→ **Instruction**:
Reproduce nothing but the lines from the start of the material through the line that includes "const p2FitY = [1.0, 20.4];", both ends included, and omit every picture.

→ **Given material**:
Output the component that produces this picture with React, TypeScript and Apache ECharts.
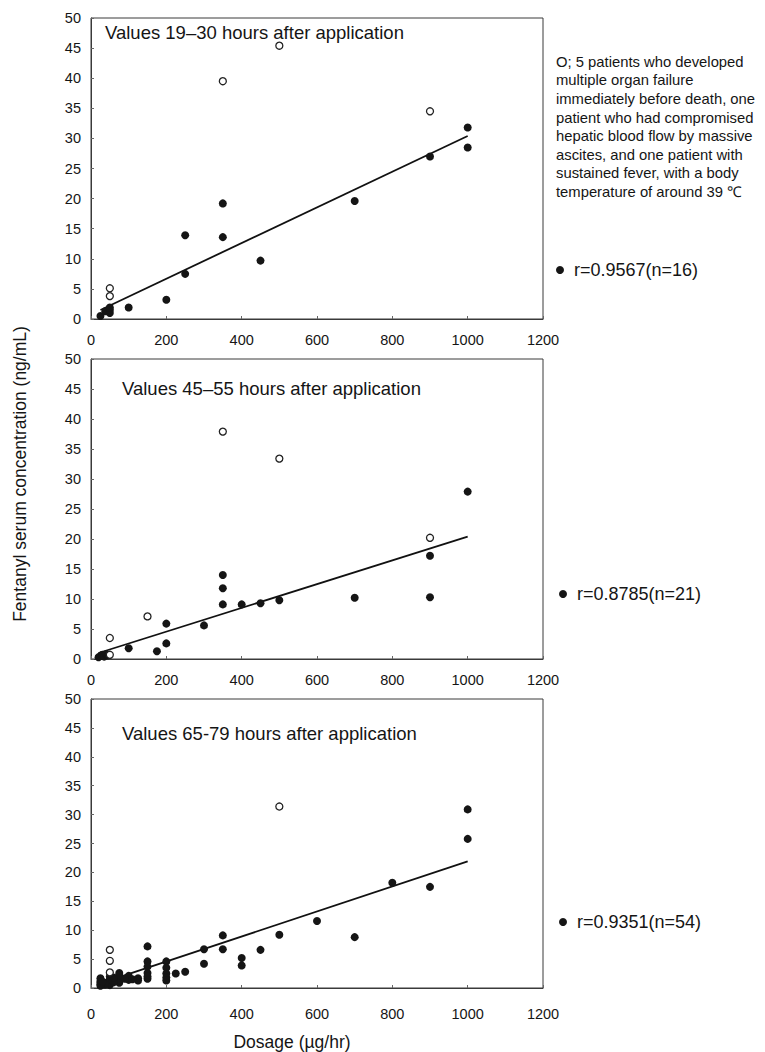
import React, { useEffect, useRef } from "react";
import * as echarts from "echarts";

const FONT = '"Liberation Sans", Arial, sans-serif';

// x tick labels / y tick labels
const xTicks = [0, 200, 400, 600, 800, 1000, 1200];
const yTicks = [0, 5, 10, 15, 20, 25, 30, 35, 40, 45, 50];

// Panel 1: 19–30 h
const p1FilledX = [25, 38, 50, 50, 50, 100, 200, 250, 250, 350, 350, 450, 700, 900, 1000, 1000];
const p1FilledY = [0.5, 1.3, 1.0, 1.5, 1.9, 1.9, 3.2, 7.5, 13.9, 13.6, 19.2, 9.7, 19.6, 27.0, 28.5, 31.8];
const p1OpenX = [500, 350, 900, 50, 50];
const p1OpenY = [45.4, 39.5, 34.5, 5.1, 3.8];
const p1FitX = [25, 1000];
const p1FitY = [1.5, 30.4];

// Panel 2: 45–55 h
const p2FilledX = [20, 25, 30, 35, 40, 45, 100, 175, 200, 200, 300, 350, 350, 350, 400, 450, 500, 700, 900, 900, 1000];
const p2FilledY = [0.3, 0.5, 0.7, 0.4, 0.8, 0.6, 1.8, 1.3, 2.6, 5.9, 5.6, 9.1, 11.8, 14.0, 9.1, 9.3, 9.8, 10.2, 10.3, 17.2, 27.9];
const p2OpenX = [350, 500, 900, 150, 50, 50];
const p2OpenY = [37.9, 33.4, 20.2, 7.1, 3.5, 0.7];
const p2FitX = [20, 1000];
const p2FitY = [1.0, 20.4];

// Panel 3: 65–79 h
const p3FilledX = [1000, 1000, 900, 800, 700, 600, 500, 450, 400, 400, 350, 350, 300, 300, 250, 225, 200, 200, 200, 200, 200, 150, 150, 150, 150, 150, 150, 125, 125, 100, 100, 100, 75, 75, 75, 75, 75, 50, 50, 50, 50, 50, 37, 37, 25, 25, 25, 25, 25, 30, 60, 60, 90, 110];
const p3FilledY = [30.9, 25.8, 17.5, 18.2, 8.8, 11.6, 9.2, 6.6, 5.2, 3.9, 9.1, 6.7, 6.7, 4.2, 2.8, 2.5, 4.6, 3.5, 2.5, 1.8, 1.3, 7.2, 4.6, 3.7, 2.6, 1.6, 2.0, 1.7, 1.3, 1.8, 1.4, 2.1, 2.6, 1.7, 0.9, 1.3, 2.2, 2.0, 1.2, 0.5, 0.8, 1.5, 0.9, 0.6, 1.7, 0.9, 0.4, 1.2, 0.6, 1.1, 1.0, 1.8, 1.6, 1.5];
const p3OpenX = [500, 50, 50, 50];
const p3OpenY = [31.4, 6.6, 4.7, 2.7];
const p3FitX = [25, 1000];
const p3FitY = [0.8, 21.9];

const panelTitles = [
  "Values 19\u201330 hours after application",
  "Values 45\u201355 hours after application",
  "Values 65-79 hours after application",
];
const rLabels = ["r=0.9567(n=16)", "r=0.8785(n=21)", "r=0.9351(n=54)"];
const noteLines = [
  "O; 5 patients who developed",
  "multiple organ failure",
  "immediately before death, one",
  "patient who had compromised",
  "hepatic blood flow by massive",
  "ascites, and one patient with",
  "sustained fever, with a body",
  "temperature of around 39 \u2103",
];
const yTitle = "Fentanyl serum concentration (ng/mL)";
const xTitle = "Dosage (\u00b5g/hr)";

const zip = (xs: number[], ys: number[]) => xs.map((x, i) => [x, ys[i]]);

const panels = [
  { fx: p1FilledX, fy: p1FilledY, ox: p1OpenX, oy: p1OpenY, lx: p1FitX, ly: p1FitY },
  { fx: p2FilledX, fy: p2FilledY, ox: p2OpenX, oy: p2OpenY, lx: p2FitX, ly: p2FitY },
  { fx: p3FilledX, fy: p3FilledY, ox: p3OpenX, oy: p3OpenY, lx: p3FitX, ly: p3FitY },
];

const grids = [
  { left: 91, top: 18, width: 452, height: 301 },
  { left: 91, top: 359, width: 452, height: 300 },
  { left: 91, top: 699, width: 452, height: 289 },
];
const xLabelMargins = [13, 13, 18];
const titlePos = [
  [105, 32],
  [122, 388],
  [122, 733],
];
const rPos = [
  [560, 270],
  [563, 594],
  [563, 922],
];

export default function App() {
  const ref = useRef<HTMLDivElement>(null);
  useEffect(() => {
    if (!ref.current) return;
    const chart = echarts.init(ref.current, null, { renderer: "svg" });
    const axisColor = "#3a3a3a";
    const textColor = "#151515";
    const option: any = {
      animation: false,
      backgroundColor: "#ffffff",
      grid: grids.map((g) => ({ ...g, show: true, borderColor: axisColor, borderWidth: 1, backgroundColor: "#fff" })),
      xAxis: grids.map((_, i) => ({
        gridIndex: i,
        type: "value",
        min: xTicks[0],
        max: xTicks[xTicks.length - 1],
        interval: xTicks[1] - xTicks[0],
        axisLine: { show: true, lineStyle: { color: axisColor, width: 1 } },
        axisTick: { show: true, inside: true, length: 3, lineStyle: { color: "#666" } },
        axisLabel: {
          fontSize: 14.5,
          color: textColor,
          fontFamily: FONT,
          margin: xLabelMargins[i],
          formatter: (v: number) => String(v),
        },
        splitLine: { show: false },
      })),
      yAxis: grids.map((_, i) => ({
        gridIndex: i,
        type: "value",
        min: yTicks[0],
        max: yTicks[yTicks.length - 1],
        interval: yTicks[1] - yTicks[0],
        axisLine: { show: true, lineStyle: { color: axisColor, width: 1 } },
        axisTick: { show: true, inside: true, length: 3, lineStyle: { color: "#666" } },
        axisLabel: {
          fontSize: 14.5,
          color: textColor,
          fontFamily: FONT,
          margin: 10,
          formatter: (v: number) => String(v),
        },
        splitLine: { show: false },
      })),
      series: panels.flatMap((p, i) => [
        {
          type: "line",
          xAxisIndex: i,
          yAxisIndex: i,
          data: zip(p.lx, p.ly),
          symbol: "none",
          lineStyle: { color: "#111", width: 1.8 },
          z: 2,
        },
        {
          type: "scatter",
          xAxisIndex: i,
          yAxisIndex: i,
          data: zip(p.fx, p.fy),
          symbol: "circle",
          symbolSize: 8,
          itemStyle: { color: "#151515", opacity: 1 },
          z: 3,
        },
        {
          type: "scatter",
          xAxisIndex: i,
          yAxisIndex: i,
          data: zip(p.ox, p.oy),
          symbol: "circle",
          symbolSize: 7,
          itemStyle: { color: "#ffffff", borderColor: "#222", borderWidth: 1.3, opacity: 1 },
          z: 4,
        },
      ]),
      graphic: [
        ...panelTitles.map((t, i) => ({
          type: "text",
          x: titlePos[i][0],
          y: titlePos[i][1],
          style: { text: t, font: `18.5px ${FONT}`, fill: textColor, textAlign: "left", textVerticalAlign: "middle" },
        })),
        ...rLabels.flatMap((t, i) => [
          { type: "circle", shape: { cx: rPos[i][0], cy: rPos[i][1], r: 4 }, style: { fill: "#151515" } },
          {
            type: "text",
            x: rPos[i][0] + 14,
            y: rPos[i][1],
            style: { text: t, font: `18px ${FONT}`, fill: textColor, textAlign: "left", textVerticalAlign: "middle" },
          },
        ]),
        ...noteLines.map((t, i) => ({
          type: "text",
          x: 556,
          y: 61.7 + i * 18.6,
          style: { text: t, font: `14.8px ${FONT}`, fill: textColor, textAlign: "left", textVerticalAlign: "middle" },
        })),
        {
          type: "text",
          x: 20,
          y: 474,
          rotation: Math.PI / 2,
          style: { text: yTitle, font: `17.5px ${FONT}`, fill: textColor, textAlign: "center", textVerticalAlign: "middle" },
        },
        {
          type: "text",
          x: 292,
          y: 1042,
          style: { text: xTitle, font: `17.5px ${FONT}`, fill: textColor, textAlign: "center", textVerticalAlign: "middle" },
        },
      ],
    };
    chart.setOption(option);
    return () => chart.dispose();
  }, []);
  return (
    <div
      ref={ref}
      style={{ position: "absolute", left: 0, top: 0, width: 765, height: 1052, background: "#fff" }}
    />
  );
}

→ **Exercise response**:
Output the component that produces this picture with React, TypeScript and Apache ECharts.
import React, { useEffect, useRef } from "react";
import * as echarts from "echarts";

const FONT = '"Liberation Sans", Arial, sans-serif';

// x tick labels / y tick labels
const xTicks = [0, 200, 400, 600, 800, 1000, 1200];
const yTicks = [0, 5, 10, 15, 20, 25, 30, 35, 40, 45, 50];

// Panel 1: 19–30 h
const p1FilledX = [25, 38, 50, 50, 50, 100, 200, 250, 250, 350, 350, 450, 700, 900, 1000, 1000];
const p1FilledY = [0.5, 1.3, 1.0, 1.5, 1.9, 1.9, 3.2, 7.5, 13.9, 13.6, 19.2, 9.7, 19.6, 27.0, 28.5, 31.8];
const p1OpenX = [500, 350, 900, 50, 50];
const p1OpenY = [45.4, 39.5, 34.5, 5.1, 3.8];
const p1FitX = [25, 1000];
const p1FitY = [1.5, 30.4];

// Panel 2: 45–55 h
const p2FilledX = [20, 25, 30, 35, 40, 45, 100, 175, 200, 200, 300, 350, 350, 350, 400, 450, 500, 700, 900, 900, 1000];
const p2FilledY = [0.3, 0.5, 0.7, 0.4, 0.8, 0.6, 1.8, 1.3, 2.6, 5.9, 5.6, 9.1, 11.8, 14.0, 9.1, 9.3, 9.8, 10.2, 10.3, 17.2, 27.9];
const p2OpenX = [350, 500, 900, 150, 50, 50];
const p2OpenY = [37.9, 33.4, 20.2, 7.1, 3.5, 0.7];
const p2FitX = [20, 1000];
const p2FitY = [1.0, 20.4];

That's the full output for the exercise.